First, at the high level, we hope to live long enough and follow our spending plan (which includes LOTS of travel) so that, when the time does come, the amount of remaining estate is smaller. Worst case scenario is the proverbial bus with our name on it TODAY. For a lot of reasons.

Another issue I have been working thru is who gets WHAT. Because not all assets are equal. Some - 401(Ik), 457 plan - come with a tax burden attached. Others - real estate - would have to incur a huge sales commission to convert to cash. So the instuctions in Trust become more complex than really needed, in order to provide a level playing field for the heirs.

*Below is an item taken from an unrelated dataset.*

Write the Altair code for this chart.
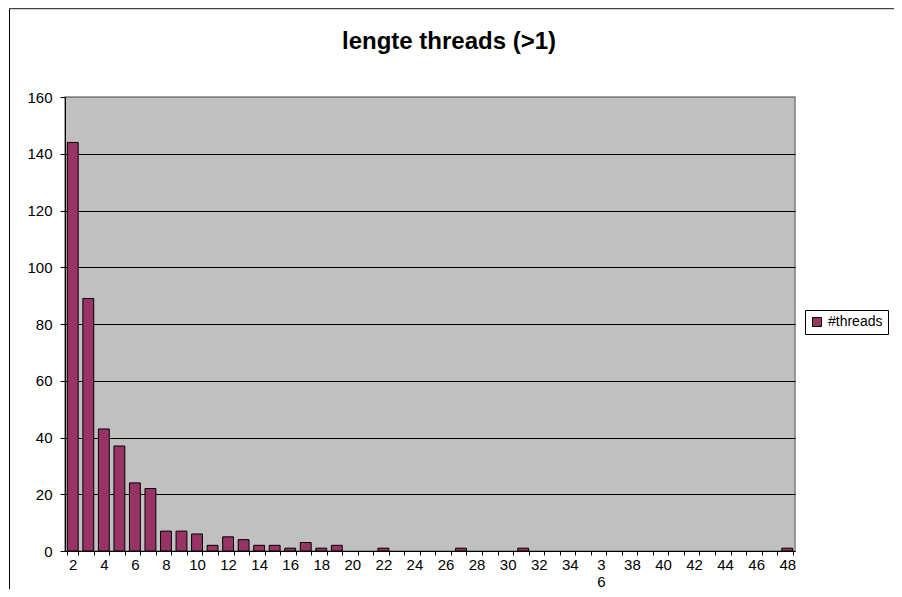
import altair as alt
import pandas as pd

categories = list(range(2, 49))
counts = [144, 89, 43, 37, 24, 22, 7, 7, 6, 2, 5, 4, 2, 2, 1, 3, 1, 2, 0, 0,
          1, 0, 0, 0, 0, 1, 0, 0, 0, 1, 0, 0, 0, 0, 0, 0, 0, 0, 0, 0,
          0, 0, 0, 0, 0, 0, 1]
series_name = "#threads"
title_text = "lengte threads (>1)"
y_ticks = list(range(0, 161, 20))

df = pd.DataFrame({"len": categories, "count": counts})
FONT = "Liberation Sans"

bars = alt.Chart(df).transform_filter("datum.count > 0").transform_calculate(
    series=f"'{series_name}'"
).mark_bar(stroke="black", strokeWidth=1).encode(
    x=alt.X("len:O", scale=alt.Scale(domain=categories, paddingInner=0.3, paddingOuter=0.15),
            axis=alt.Axis(title=None, tickBand="extent", labelAngle=0, labelOverlap=False,
                          labelExpr="datum.value % 2 == 0 ? (datum.value == 36 ? ['3', '6'] : datum.label) : ''",
                          labelFont=FONT, labelFontSize=15, labelColor="black", labelPadding=2,
                          labelLineHeight=17, labelBaseline="top",
                          tickColor="black", tickSize=4, domainColor="black", grid=False)),
    y=alt.Y("count:Q", scale=alt.Scale(domain=[0, 160], nice=False),
            axis=alt.Axis(title=None, values=y_ticks, labelFont=FONT, labelFontSize=15,
                          labelColor="black", labelPadding=8, tickColor="black", tickSize=5,
                          domainColor="black",
                          gridColor={"condition": {"test": "datum.value == 160", "value": "#808080"},
                                     "value": "black"},
                          gridWidth=1)),
    color=alt.Color("series:N", scale=alt.Scale(domain=[series_name], range=["#993366"]),
                    legend=alt.Legend(title=None, orient="none", legendX=740, legendY=213,
                                      symbolType="square", symbolSize=81, symbolStrokeColor="black",
                                      symbolStrokeWidth=1, labelFont=FONT, labelFontSize=14,
                                      labelColor="black", labelOffset=4, padding=5,
                                      strokeColor="black", fillColor="white")),
)

one = pd.DataFrame({"k": [0]})
frame_left = alt.Chart(one).mark_rule(color="black", strokeWidth=1).encode(
    x=alt.value(-55.5), y=alt.value(-88.5), y2=alt.value(600))
frame_top = alt.Chart(one).mark_rule(color="#444444", strokeWidth=1.5).encode(
    x=alt.value(-55.5), x2=alt.value(840), y=alt.value(-88.5))
title = alt.Chart(one).mark_text(text=title_text, font=FONT, fontSize=24, fontWeight="bold",
                                 color="black", align="center", baseline="alphabetic").encode(
    x=alt.value(384), y=alt.value(-48))

chart = alt.layer(bars, frame_left, frame_top, title).properties(
    width=730, height=454,
    autosize=alt.AutoSizeParams(type="none"),
    padding={"left": 57, "top": 89, "right": 99, "bottom": 38},
).configure_view(fill="#C0C0C0", stroke="#808080", strokeWidth=1.5)

chart.save("out.html", embed_options={"renderer": "svg", "actions": False})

Thankfully neither of us have any prior marriages and children - the three kids and grands are all our own. That simplifies matters. Our children, however, have more... ummm... "complex" lives. So there is the issue of step-grand children and so on. And one child who may not be able to have children. And another who is married to a foreign national, lives in Europe and whose children attend a completely different school "structure" than here in the States. So it really get complicated.

Agree that education for the grands is priority #1.

But HOW do you do that and make it fair? Three kids... #1 has two sons. #2 is the one childless and may remain so. Or adopt. #3 has daughter and two sons and a step daughter. Do we split 1//3 to each KID. Do we "reward" the ones who have kids by providing education to the grands ... which implicitly "punishes" #2 who is childless? We really struggle with what is "right". I think I am leaning towards a "family meeting" next time #1 is over for a visit... and lay out what we finally decide, along with the reasoning. I would rather it NOT happen upon death as then the kids may resent each other. I would rather hash it out NOW.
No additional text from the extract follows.